Go through the material and write it all out exactly, minus the pictures.

======== RECORDED DATA ========

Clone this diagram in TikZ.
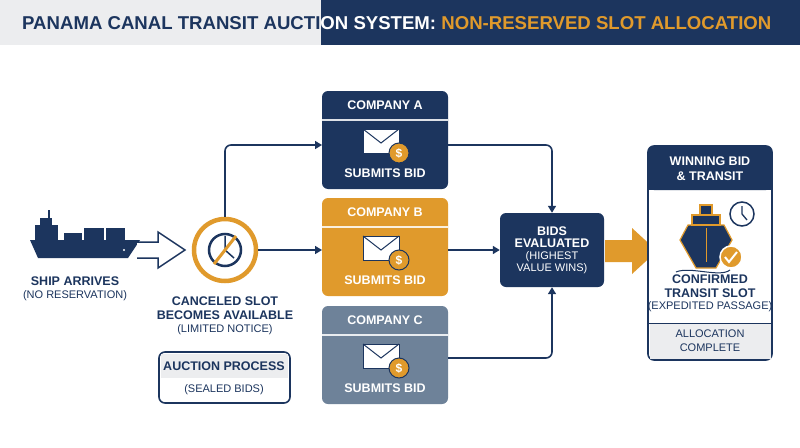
\documentclass[tikz,border=0pt]{standalone}
\usepackage{fontspec}
\setmainfont{Liberation Sans}
\usetikzlibrary{arrows.meta}
\definecolor{navy}{HTML}{1C355E}
\definecolor{org}{HTML}{E09A2C}
\definecolor{slate}{HTML}{6E8299}
\definecolor{lgray}{HTML}{ECEDEF}
\begin{document}
\begin{tikzpicture}[x=1pt,y=-1pt,
  conn/.style={navy,line width=1.6pt,-{Triangle[length=7pt,width=8pt]},rounded corners=6pt},
  bt/.style={font=\bfseries\fontsize{12.5}{14}\selectfont},
  st/.style={font=\fontsize{11}{13}\selectfont},
  tt/.style={anchor=west,inner sep=0,font=\bfseries\fontsize{18.6}{20}\selectfont},
  env/.pic={
    \draw[navy,line width=1pt,fill=white] (-20,-12) rectangle (16,12);
    \draw[navy,line width=1pt] (-20,-12) -- (-2,2) -- (16,-12);
    \fill[org,draw=navy,line width=1pt] (16,12) circle (10);
    \node[white,font=\bfseries\fontsize{12}{12}\selectfont] at (16,12) {\$};
  }]
\useasboundingbox (0,0) rectangle (800,447);
\fill[white] (0,0) rectangle (800,447);
\fill[lgray] (0,0) rectangle (321,45);
\fill[navy] (321,0) rectangle (800,45);
\begin{scope}
\clip (0,0) rectangle (321,45);
\node[tt] (title) at (22,23) {\textcolor{navy}{PANAMA CANAL TRANSIT AUCTION SYSTEM:} \textcolor{org}{NON-RESERVED SLOT ALLOCATION}};
\end{scope}
\begin{scope}
\clip (321,0) rectangle (800,45);
\node[tt] (title2) at (22,23) {\textcolor{white}{PANAMA CANAL TRANSIT AUCTION SYSTEM:} \textcolor{org}{NON-RESERVED SLOT ALLOCATION}};
\end{scope}
% ship
\fill[navy] (30,240) -- (140,240) -- (128,258) -- (38,258) -- cycle;
\fill[navy] (35,225) rectangle (58,240);
\fill[navy] (40,218) rectangle (52,225);
\fill[navy] (48,210) rectangle (50,218);
\fill[navy] (64,233) rectangle (82,240);
\fill[navy] (84,228) rectangle (104,240);
\fill[navy] (106,228) rectangle (125,240);
\fill[white] (124,250) circle (1.2);
\node[bt,navy] (ship) at (75,281) {SHIP ARRIVES};
\node[st,navy] (shipsub) at (75,296) {(NO RESERVATION)};
% hollow arrow
\draw[navy,line width=1.5pt,fill=white] (137,242) -- (158,242) -- (158,232) -- (185,250) -- (158,268) -- (158,258) -- (137,258);
% circle
\node[circle,draw=org,line width=4.5pt,minimum size=62pt,fill=white] (slot) at (225,250) {};
\draw[navy,line width=2.5pt] (slot.center) circle (16);
\draw[navy,line width=1.5pt] (225,236) -- (225,250) -- (234,258);
\draw[org,line width=3pt] (236,236) -- (214,264);
\node[bt,navy] (slott) at (225,301) {CANCELED SLOT};
\node[bt,navy] (slott2) at (225,315) {BECOMES AVAILABLE};
\node[st,navy] (slots) at (225,330) {(LIMITED NOTICE)};
% auction
\draw[navy,line width=1.6pt,rounded corners=6pt,fill=white] (159,352) rectangle (290,403);
\fill[lgray] (161,354) rectangle (288,378);
\node[bt,navy] (auc) at (224,366) {AUCTION PROCESS};
\node[st,navy] (aucs) at (224,390) {(SEALED BIDS)};
% companies
\foreach \n/\y/\c in {A/91/navy,B/198/org,C/306/slate}{
  \fill[\c,rounded corners=6pt] (322,\y) rectangle (448,\y+98);
  \draw[white!85!\c,line width=1.2pt] (322,\y+29) -- (448,\y+29);
  \node[bt,white] (co\n) at (385,\y+14) {COMPANY \n};
  \pic at (383,\y+50) {env};
  \node[bt,white] (sb\n) at (385,\y+82) {SUBMITS BID};
}
\coordinate (Ain) at (322,145);
\coordinate (Bin) at (322,250);
% bids
\node[fill=navy,rounded corners=6pt,minimum width=104pt,minimum height=74pt,align=center,text=white,inner sep=2pt] (bids) at (552,250)
 {\bfseries\fontsize{12.5}{14}\selectfont BIDS\\\bfseries\fontsize{12.5}{14}\selectfont EVALUATED\\\fontsize{11}{13}\selectfont (HIGHEST\\\fontsize{11}{13}\selectfont VALUE WINS)};
\draw[conn] (slot.north) |- (Ain);
\draw[conn] (slot.east) -- (Bin);
\draw[conn] (448,145) -| (bids.north);
\draw[conn] (448,250) -- (bids.west);
\draw[conn] (448,358) -| (bids.south);
% orange arrow
\fill[org] (605,240) -- (632,240) -- (632,228) -- (657,251) -- (632,274) -- (632,262) -- (605,262) -- cycle;
% right panel
\draw[navy,line width=1.6pt,rounded corners=6pt,fill=white] (648,146) rectangle (772,360);
\fill[navy,rounded corners=6pt] (648,146) rectangle (772,190);
\fill[navy] (648,175) rectangle (772,190);
\fill[lgray] (649.5,323) rectangle (770.5,358.5);
\draw[navy,line width=1pt] (648,323) -- (772,323);
\node[bt,white] (win) at (710,161) {WINNING BID};
\node[bt,white] (win2) at (710,176) {\& TRANSIT};
% ship icon
\fill[navy,draw=org,line width=1.2pt] (688,225) -- (724,225) -- (732,240) -- (716,268) -- (696,268) -- (680,240) -- cycle;
\fill[navy,draw=org,line width=1.2pt] (692,215) rectangle (720,225);
\fill[navy,draw=org,line width=1.2pt] (700,205) rectangle (712,215);
\draw[org,line width=1pt] (706,228) -- (706,262);
\draw[navy,line width=1pt] (676,272) .. controls (690,266) and (720,278) .. (730,270);
\fill[org,draw=white,line width=1.5pt] (731,257) circle (11);
\draw[white,line width=2pt] (725,257) -- (729,262) -- (737,252);
\draw[navy,line width=1.5pt,fill=white] (742,214) circle (12);
\draw[navy,line width=1.3pt] (742,206) -- (742,214) -- (747,220);
\node[bt,navy] (conf) at (710,279) {CONFIRMED};
\node[bt,navy] (conf2) at (710,293) {TRANSIT SLOT};
\node[st,navy] (confs) at (710,307) {(EXPEDITED PASSAGE)};
\node[st,navy] (alloc) at (710,334) {ALLOCATION};
\node[st,navy] (alloc2) at (710,348) {COMPLETE};
\end{tikzpicture}
\end{document}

========

**SOLVED PROBLEM**.
Clone this diagram in TikZ.
\documentclass[tikz,border=0pt]{standalone}
\usepackage{fontspec}
\setmainfont{Liberation Sans}
\usetikzlibrary{arrows.meta}
\definecolor{navy}{HTML}{1C355E}
\definecolor{org}{HTML}{E09A2C}
\definecolor{slate}{HTML}{6E8299}
\definecolor{lgray}{HTML}{ECEDEF}
\begin{document}
\begin{tikzpicture}[x=1pt,y=-1pt,
  conn/.style={navy,line width=1.6pt,-{Triangle[length=7pt,width=8pt]},rounded corners=6pt},
  bt/.style={font=\bfseries\fontsize{12.5}{14}\selectfont},
  st/.style={font=\fontsize{11}{13}\selectfont},
  tt/.style={anchor=west,inner sep=0,font=\bfseries\fontsize{18.6}{20}\selectfont},
  env/.pic={
    \draw[navy,line width=1pt,fill=white] (-20,-12) rectangle (16,12);
    \draw[navy,line width=1pt] (-20,-12) -- (-2,2) -- (16,-12);
    \fill[org,draw=navy,line width=1pt] (16,12) circle (10);
    \node[white,font=\bfseries\fontsize{12}{12}\selectfont] at (16,12) {\$};
  }]
\useasboundingbox (0,0) rectangle (800,447);
\fill[white] (0,0) rectangle (800,447);
\fill[lgray] (0,0) rectangle (321,45);
\fill[navy] (321,0) rectangle (800,45);
\begin{scope}
\clip (0,0) rectangle (321,45);
\node[tt] (title) at (22,23) {\textcolor{navy}{PANAMA CANAL TRANSIT AUCTION SYSTEM:} \textcolor{org}{NON-RESERVED SLOT ALLOCATION}};
\end{scope}
\begin{scope}
\clip (321,0) rectangle (800,45);
\node[tt] (title2) at (22,23) {\textcolor{white}{PANAMA CANAL TRANSIT AUCTION SYSTEM:} \textcolor{org}{NON-RESERVED SLOT ALLOCATION}};
\end{scope}
% ship
\fill[navy] (30,240) -- (140,240) -- (128,258) -- (38,258) -- cycle;
\fill[navy] (35,225) rectangle (58,240);
\fill[navy] (40,218) rectangle (52,225);
\fill[navy] (48,210) rectangle (50,218);
\fill[navy] (64,233) rectangle (82,240);
\fill[navy] (84,228) rectangle (104,240);
\fill[navy] (106,228) rectangle (125,240);
\fill[white] (124,250) circle (1.2);
\node[bt,navy] (ship) at (75,281) {SHIP ARRIVES};
\node[st,navy] (shipsub) at (75,296) {(NO RESERVATION)};
% hollow arrow
\draw[navy,line width=1.5pt,fill=white] (137,242) -- (158,242) -- (158,232) -- (185,250) -- (158,268) -- (158,258) -- (137,258);
% circle
\node[circle,draw=org,line width=4.5pt,minimum size=62pt,fill=white] (slot) at (225,250) {};
\draw[navy,line width=2.5pt] (slot.center) circle (16);
\draw[navy,line width=1.5pt] (225,236) -- (225,250) -- (234,258);
\draw[org,line width=3pt] (236,236) -- (214,264);
\node[bt,navy] (slott) at (225,301) {CANCELED SLOT};
\node[bt,navy] (slott2) at (225,315) {BECOMES AVAILABLE};
\node[st,navy] (slots) at (225,330) {(LIMITED NOTICE)};
% auction
\draw[navy,line width=1.6pt,rounded corners=6pt,fill=white] (159,352) rectangle (290,403);
\fill[lgray] (161,354) rectangle (288,378);
\node[bt,navy] (auc) at (224,366) {AUCTION PROCESS};
\node[st,navy] (aucs) at (224,390) {(SEALED BIDS)};
% companies
\foreach \n/\y/\c in {A/91/navy,B/198/org,C/306/slate}{
  \fill[\c,rounded corners=6pt] (322,\y) rectangle (448,\y+98);
  \draw[white!85!\c,line width=1.2pt] (322,\y+29) -- (448,\y+29);
  \node[bt,white] (co\n) at (385,\y+14) {COMPANY \n};
  \pic at (383,\y+50) {env};
  \node[bt,white] (sb\n) at (385,\y+82) {SUBMITS BID};
}
\coordinate (Ain) at (322,145);
\coordinate (Bin) at (322,250);
% bids
\node[fill=navy,rounded corners=6pt,minimum width=104pt,minimum height=74pt,align=center,text=white,inner sep=2pt] (bids) at (552,250)
 {\bfseries\fontsize{12.5}{14}\selectfont BIDS\\\bfseries\fontsize{12.5}{14}\selectfont EVALUATED\\\fontsize{11}{13}\selectfont (HIGHEST\\\fontsize{11}{13}\selectfont VALUE WINS)};
\draw[conn] (slot.north) |- (Ain);
\draw[conn] (slot.east) -- (Bin);
\draw[conn] (448,145) -| (bids.north);
\draw[conn] (448,250) -- (bids.west);
\draw[conn] (448,358) -| (bids.south);
% orange arrow
\fill[org] (605,240) -- (632,240) -- (632,228) -- (657,251) -- (632,274) -- (632,262) -- (605,262) -- cycle;
% right panel
\draw[navy,line width=1.6pt,rounded corners=6pt,fill=white] (648,146) rectangle (772,360);
\fill[navy,rounded corners=6pt] (648,146) rectangle (772,190);
\fill[navy] (648,175) rectangle (772,190);
\fill[lgray] (649.5,323) rectangle (770.5,358.5);
\draw[navy,line width=1pt] (648,323) -- (772,323);
\node[bt,white] (win) at (710,161) {WINNING BID};
\node[bt,white] (win2) at (710,176) {\& TRANSIT};
% ship icon
\fill[navy,draw=org,line width=1.2pt] (688,225) -- (724,225) -- (732,240) -- (716,268) -- (696,268) -- (680,240) -- cycle;
\fill[navy,draw=org,line width=1.2pt] (692,215) rectangle (720,225);
\fill[navy,draw=org,line width=1.2pt] (700,205) rectangle (712,215);
\draw[org,line width=1pt] (706,228) -- (706,262);
\draw[navy,line width=1pt] (676,272) .. controls (690,266) and (720,278) .. (730,270);
\fill[org,draw=white,line width=1.5pt] (731,257) circle (11);
\draw[white,line width=2pt] (725,257) -- (729,262) -- (737,252);
\draw[navy,line width=1.5pt,fill=white] (742,214) circle (12);
\draw[navy,line width=1.3pt] (742,206) -- (742,214) -- (747,220);
\node[bt,navy] (conf) at (710,279) {CONFIRMED};
\node[bt,navy] (conf2) at (710,293) {TRANSIT SLOT};
\node[st,navy] (confs) at (710,307) {(EXPEDITED PASSAGE)};
\node[st,navy] (alloc) at (710,334) {ALLOCATION};
\node[st,navy] (alloc2) at (710,348) {COMPLETE};
\end{tikzpicture}
\end{document}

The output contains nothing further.